> [Excerpted records]:
-------------------------

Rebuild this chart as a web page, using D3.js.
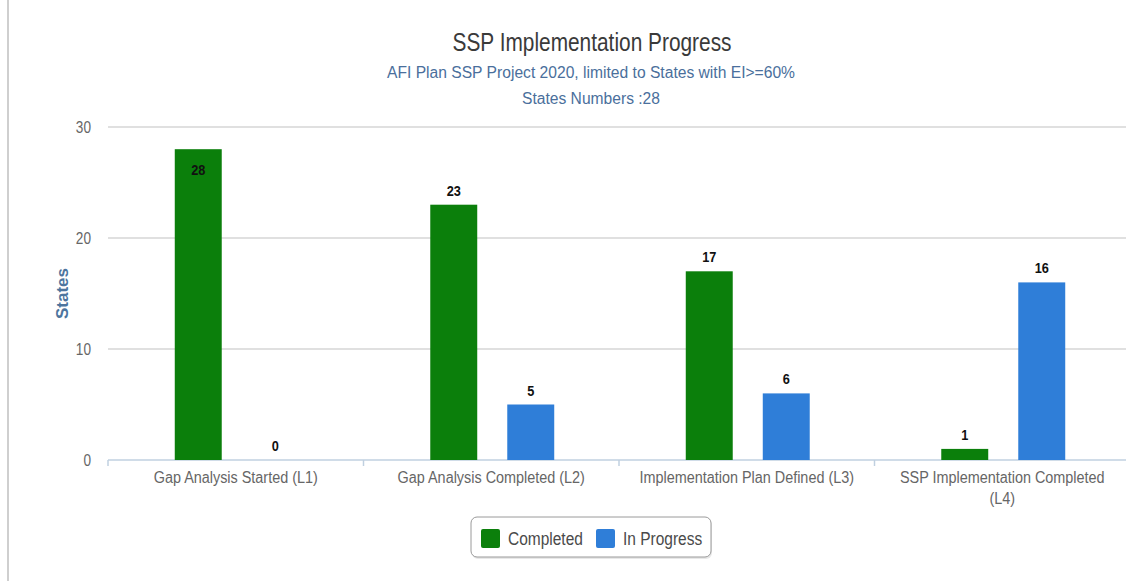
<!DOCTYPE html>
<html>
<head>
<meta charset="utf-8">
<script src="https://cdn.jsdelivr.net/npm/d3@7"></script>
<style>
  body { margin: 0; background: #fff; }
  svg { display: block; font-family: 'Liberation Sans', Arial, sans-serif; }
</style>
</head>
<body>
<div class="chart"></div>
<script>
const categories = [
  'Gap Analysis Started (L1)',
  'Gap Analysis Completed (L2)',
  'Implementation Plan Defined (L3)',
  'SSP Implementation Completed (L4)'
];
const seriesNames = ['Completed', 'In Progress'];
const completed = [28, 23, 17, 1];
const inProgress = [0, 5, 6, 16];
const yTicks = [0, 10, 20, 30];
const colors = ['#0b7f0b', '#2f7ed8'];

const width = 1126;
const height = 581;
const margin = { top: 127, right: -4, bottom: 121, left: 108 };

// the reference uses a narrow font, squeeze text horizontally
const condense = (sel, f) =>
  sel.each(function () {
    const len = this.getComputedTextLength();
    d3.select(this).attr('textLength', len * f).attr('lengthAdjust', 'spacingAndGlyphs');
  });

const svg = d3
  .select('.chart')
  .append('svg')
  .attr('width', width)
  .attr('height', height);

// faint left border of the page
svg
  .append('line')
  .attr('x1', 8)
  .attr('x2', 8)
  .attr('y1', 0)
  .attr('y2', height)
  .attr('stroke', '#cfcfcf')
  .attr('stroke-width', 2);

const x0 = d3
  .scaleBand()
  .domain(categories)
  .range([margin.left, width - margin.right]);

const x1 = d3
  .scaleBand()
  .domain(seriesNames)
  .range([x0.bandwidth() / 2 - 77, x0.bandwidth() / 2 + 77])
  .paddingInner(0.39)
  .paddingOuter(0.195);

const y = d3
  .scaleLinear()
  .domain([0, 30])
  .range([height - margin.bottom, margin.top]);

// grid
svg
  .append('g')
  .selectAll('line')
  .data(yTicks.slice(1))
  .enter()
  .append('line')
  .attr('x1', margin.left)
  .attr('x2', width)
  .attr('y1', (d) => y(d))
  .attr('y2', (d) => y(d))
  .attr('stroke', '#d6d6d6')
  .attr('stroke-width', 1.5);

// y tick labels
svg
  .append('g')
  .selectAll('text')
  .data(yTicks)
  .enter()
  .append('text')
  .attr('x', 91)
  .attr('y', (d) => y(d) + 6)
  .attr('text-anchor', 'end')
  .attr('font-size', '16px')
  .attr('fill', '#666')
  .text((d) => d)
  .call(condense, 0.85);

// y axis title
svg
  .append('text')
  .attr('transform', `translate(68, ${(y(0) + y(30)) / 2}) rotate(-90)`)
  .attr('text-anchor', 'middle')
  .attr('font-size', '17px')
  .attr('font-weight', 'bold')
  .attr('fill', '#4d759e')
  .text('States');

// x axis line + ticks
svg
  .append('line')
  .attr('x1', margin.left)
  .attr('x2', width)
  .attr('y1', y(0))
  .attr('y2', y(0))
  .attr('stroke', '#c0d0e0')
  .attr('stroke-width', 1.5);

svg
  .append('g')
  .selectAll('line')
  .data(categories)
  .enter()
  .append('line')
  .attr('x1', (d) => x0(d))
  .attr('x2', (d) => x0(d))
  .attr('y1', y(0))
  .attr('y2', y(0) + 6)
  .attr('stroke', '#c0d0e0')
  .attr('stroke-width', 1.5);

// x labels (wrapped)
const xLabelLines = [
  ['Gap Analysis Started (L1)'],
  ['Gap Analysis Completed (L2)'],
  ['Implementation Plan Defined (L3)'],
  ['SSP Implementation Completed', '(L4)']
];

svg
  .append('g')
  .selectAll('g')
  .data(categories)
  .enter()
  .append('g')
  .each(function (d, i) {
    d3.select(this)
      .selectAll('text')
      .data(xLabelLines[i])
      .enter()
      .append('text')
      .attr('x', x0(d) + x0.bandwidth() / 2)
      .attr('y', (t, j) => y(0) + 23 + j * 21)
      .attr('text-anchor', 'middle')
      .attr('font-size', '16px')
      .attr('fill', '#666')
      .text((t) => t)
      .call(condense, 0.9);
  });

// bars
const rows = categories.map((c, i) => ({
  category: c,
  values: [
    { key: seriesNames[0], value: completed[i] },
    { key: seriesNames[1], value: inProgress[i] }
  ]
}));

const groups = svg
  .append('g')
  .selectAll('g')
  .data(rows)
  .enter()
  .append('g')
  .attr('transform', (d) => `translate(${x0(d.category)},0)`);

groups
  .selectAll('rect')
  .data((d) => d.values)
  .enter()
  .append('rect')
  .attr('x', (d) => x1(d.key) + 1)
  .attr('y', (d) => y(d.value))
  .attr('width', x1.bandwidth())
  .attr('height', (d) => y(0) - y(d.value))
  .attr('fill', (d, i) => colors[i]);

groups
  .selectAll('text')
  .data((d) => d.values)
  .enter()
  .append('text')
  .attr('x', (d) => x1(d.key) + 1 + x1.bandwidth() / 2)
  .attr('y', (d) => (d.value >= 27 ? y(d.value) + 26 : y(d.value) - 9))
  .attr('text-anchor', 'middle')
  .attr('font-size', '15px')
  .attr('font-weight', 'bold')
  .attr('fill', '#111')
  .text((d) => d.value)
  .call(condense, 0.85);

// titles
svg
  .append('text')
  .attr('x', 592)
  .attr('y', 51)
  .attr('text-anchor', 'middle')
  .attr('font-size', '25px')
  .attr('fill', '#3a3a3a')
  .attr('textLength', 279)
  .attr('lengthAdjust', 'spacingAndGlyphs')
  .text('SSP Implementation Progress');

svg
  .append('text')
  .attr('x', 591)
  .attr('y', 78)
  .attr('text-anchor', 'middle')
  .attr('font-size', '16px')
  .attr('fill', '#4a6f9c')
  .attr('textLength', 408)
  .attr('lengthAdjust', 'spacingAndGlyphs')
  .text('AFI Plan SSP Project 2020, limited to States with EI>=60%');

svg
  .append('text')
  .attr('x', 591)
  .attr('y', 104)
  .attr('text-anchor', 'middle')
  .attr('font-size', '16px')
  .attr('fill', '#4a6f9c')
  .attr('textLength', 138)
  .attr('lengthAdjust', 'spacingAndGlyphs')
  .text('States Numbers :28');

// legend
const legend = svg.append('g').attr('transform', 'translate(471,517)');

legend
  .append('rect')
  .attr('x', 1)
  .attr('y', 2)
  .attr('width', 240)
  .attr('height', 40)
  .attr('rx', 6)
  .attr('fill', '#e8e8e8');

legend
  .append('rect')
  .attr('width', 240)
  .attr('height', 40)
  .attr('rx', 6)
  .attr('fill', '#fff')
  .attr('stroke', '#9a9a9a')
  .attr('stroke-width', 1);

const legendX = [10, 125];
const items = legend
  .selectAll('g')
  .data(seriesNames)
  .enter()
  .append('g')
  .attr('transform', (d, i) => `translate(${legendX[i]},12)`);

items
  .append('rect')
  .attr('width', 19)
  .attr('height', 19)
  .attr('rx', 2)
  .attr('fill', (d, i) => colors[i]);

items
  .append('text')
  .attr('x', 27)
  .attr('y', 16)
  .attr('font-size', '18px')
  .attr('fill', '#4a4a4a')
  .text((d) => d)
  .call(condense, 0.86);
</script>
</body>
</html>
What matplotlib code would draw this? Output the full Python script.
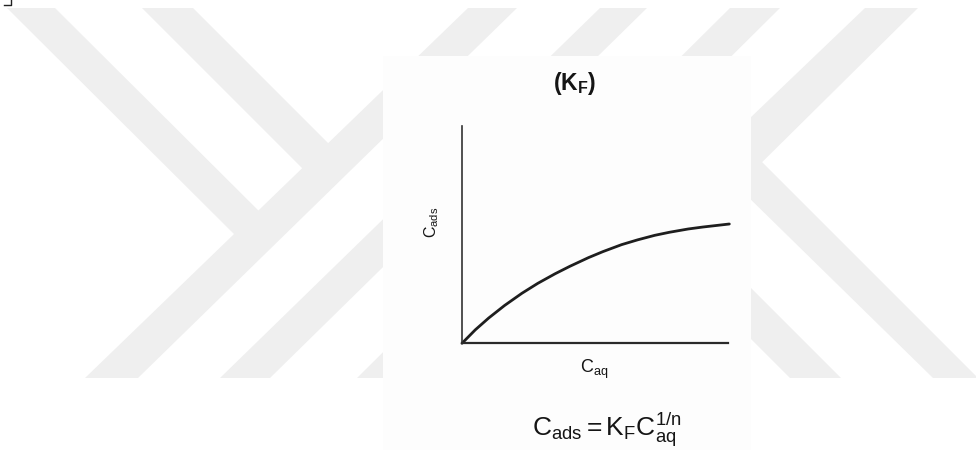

-------------------------

> [Task brief]: Take the material above from its first line through the line holding "- margin.bottom, margin.top]);" and set it down exactly, without the pictures.

> [Exercise response]:
Rebuild this chart as a web page, using D3.js.
<!DOCTYPE html>
<html>
<head>
<meta charset="utf-8">
<script src="https://cdn.jsdelivr.net/npm/d3@7"></script>
<style>
  body { margin: 0; background: #fff; }
  svg { display: block; font-family: 'Liberation Sans', Arial, sans-serif; }
</style>
</head>
<body>
<div class="chart"></div>
<script>
const categories = [
  'Gap Analysis Started (L1)',
  'Gap Analysis Completed (L2)',
  'Implementation Plan Defined (L3)',
  'SSP Implementation Completed (L4)'
];
const seriesNames = ['Completed', 'In Progress'];
const completed = [28, 23, 17, 1];
const inProgress = [0, 5, 6, 16];
const yTicks = [0, 10, 20, 30];
const colors = ['#0b7f0b', '#2f7ed8'];

const width = 1126;
const height = 581;
const margin = { top: 127, right: -4, bottom: 121, left: 108 };

// the reference uses a narrow font, squeeze text horizontally
const condense = (sel, f) =>
  sel.each(function () {
    const len = this.getComputedTextLength();
    d3.select(this).attr('textLength', len * f).attr('lengthAdjust', 'spacingAndGlyphs');
  });

const svg = d3
  .select('.chart')
  .append('svg')
  .attr('width', width)
  .attr('height', height);

// faint left border of the page
svg
  .append('line')
  .attr('x1', 8)
  .attr('x2', 8)
  .attr('y1', 0)
  .attr('y2', height)
  .attr('stroke', '#cfcfcf')
  .attr('stroke-width', 2);

const x0 = d3
  .scaleBand()
  .domain(categories)
  .range([margin.left, width - margin.right]);

const x1 = d3
  .scaleBand()
  .domain(seriesNames)
  .range([x0.bandwidth() / 2 - 77, x0.bandwidth() / 2 + 77])
  .paddingInner(0.39)
  .paddingOuter(0.195);

const y = d3
  .scaleLinear()
  .domain([0, 30])
  .range([height - margin.bottom, margin.top]);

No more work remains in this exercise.